KPORI berencana mengajukan pledoi atas tuntutan tersebut. Kasus ini menimbulkan pertanyaan besar tentang keadilan dan konsistensi penegakan hukum di Indonesia.

Sementara itu, Ketua GMOCT Bogor Heriyanto menuturkan, bahwa tujuan dari KPORI adalah; agar hukum tidak tebang pilih dan perbaikan terhadap aturan. Dimana dikatakannya nasib penambang kecil dan nelayan selalu terabaikan.

“Tujuannya sih agar hukum tidak tebang pilih dan perbaikan aturan, dimana nasib penambang kecil dan nelayan selalu trabaikan. Hadirnya KPORI untuk menjelaskan bahwa yang mereka lakukan itu bukan seperti apa yang dituduh para warcok dan juga tuntutan Jaksa yang tidak melihat kepada dasar-dasar hukum serta UU45 dengan baik,” tegas Heriyanto.

Menurut Heriyanto, para nelayan diwilayah pesisir Banten, hidupnya sudah sangat sulit, dan semakin tambah sulit ketika keadilan tidak berpihak, ditambah pula kedaualatan sudah tak dianggap.

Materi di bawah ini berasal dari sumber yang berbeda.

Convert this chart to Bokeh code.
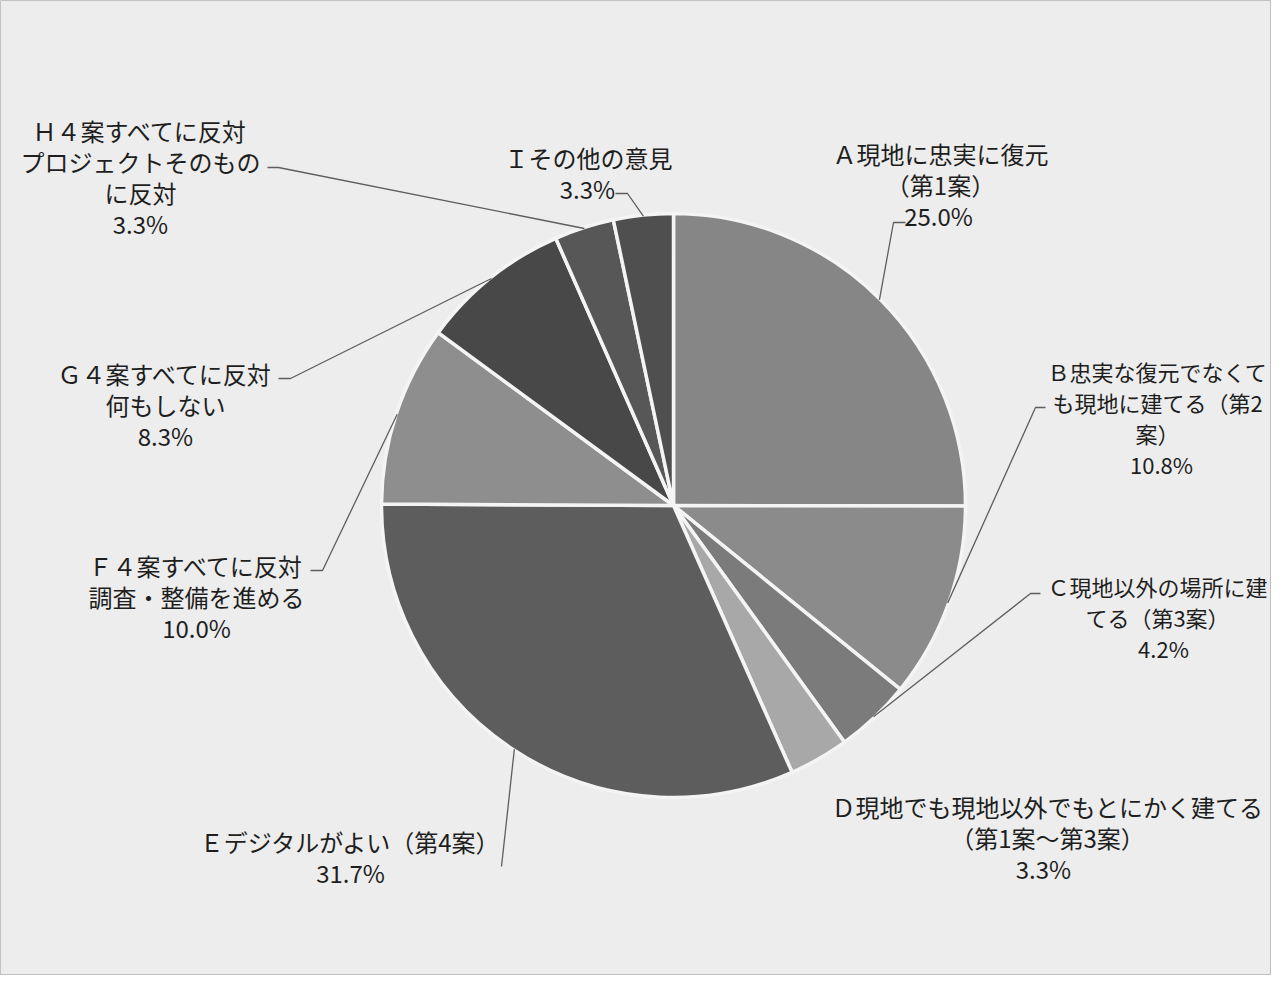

“Penambang yang mereka adili bukanlah penambang yang mengantongi uang banyak apalagi merampok kekayaan negara. Mereka cuma hidup dari sisa-sisa limbah yang dibuang oleh penambang sesungguhnya yang jelas-jelas merampok kekayaan alam ibu pertiwi,” pungkasnya.
(Tim/Red)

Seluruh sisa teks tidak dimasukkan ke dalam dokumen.